▸ What to produce
Nothing should be output except the lines from the one containing "Write a Python" through the one containing "return (B - y) / (B - T)", both ends included, each repeated exactly.

▸ Data to process
#####
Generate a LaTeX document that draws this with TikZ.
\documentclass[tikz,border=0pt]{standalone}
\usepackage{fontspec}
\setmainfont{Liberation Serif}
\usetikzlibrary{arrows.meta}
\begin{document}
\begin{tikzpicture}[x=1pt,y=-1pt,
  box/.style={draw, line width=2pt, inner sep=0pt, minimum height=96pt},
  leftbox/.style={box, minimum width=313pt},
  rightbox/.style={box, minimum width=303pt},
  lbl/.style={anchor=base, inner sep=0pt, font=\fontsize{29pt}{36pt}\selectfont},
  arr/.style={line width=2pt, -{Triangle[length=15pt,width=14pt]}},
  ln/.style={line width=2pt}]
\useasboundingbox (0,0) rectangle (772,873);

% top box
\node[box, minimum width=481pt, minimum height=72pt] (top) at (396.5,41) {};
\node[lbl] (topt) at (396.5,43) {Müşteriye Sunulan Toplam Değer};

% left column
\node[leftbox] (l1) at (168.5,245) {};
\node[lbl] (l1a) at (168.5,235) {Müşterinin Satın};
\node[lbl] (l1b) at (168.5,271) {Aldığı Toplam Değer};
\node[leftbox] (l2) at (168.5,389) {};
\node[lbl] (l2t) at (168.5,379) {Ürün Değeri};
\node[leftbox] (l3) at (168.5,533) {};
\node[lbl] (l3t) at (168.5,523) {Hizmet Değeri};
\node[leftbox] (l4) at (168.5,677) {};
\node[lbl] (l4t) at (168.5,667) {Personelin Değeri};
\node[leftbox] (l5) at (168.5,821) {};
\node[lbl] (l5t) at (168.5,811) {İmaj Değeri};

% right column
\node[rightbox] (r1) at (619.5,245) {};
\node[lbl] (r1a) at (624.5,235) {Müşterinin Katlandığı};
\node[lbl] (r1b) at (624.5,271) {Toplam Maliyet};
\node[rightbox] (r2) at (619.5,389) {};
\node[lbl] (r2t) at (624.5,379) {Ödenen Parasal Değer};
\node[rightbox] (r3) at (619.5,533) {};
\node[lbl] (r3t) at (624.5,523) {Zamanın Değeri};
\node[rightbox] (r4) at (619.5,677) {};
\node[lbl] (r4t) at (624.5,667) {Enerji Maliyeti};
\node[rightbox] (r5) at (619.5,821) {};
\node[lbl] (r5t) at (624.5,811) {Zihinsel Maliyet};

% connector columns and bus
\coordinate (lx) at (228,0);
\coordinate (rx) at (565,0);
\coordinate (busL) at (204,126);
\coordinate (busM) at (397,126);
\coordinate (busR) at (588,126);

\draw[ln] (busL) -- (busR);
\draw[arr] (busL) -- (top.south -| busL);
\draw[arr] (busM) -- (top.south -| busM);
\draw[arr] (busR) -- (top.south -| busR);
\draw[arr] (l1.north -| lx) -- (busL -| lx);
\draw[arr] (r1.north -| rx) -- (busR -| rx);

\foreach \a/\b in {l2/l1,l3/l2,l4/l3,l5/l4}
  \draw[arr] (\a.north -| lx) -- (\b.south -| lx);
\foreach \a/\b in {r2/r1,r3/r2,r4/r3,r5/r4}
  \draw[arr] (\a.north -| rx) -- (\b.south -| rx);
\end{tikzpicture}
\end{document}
#####
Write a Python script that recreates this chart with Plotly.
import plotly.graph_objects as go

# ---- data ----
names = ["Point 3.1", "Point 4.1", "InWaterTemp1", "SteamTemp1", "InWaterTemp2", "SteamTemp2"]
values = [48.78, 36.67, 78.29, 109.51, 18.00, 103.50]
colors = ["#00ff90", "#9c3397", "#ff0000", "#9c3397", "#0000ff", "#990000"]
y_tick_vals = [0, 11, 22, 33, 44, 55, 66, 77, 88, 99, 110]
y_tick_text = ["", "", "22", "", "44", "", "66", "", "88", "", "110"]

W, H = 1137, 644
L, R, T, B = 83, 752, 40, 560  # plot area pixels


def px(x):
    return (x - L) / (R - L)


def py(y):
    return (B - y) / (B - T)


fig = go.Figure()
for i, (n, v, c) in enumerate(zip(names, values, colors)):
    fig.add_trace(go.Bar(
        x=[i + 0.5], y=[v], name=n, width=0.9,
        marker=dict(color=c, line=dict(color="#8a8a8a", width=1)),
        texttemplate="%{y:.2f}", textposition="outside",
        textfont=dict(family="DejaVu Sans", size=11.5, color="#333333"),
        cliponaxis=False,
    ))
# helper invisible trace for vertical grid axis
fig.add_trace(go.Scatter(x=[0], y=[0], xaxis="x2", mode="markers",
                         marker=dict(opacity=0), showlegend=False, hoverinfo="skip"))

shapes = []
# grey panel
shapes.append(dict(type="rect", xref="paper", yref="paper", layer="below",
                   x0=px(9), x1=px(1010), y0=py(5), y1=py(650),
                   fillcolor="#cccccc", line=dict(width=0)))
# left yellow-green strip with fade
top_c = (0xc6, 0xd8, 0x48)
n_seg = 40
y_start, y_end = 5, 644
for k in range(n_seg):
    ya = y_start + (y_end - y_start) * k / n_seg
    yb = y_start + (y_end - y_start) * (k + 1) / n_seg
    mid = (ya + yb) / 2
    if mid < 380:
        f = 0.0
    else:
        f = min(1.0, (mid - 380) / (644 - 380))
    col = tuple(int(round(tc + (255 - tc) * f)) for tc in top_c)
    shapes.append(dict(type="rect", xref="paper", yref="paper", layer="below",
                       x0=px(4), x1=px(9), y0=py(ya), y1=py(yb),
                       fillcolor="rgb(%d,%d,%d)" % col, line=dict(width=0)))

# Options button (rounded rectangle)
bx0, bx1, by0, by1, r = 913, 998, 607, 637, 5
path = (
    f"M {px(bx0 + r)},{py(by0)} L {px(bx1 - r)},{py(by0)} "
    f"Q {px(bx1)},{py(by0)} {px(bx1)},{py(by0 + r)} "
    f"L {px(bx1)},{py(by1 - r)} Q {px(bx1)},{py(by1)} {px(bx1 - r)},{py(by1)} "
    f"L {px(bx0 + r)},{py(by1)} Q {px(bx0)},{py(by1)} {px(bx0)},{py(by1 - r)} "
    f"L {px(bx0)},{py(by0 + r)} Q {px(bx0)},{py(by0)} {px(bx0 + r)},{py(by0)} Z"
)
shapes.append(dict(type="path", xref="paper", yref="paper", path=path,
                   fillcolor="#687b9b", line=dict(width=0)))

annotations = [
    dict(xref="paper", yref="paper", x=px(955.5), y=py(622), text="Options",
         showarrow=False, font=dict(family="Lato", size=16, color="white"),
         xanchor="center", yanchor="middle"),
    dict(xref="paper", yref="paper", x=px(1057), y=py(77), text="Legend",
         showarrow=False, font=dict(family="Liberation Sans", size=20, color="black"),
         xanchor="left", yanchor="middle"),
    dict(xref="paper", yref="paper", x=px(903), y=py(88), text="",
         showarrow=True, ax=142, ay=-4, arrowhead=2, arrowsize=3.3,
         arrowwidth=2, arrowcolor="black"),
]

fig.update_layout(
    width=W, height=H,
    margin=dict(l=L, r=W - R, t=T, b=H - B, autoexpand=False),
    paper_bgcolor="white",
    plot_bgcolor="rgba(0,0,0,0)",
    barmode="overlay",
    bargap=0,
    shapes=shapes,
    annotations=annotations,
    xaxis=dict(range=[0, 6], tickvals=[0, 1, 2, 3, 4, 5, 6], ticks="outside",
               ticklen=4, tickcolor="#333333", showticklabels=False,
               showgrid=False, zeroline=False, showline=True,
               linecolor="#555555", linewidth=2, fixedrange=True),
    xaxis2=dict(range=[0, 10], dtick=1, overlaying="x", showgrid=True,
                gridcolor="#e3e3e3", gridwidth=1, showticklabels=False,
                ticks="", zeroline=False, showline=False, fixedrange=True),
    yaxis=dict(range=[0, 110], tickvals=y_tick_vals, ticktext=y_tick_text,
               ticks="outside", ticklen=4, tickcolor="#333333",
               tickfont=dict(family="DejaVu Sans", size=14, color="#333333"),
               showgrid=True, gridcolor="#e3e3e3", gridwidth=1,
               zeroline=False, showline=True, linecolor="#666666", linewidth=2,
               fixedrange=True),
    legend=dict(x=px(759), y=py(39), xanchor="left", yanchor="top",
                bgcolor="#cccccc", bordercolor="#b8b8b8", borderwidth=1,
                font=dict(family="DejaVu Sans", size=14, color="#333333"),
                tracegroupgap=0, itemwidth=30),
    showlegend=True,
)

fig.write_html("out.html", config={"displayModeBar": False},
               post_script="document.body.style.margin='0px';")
#####
▸ Answer to this task
Write a Python script that recreates this chart with Plotly.
import plotly.graph_objects as go

# ---- data ----
names = ["Point 3.1", "Point 4.1", "InWaterTemp1", "SteamTemp1", "InWaterTemp2", "SteamTemp2"]
values = [48.78, 36.67, 78.29, 109.51, 18.00, 103.50]
colors = ["#00ff90", "#9c3397", "#ff0000", "#9c3397", "#0000ff", "#990000"]
y_tick_vals = [0, 11, 22, 33, 44, 55, 66, 77, 88, 99, 110]
y_tick_text = ["", "", "22", "", "44", "", "66", "", "88", "", "110"]

W, H = 1137, 644
L, R, T, B = 83, 752, 40, 560  # plot area pixels


def px(x):
    return (x - L) / (R - L)


def py(y):
    return (B - y) / (B - T)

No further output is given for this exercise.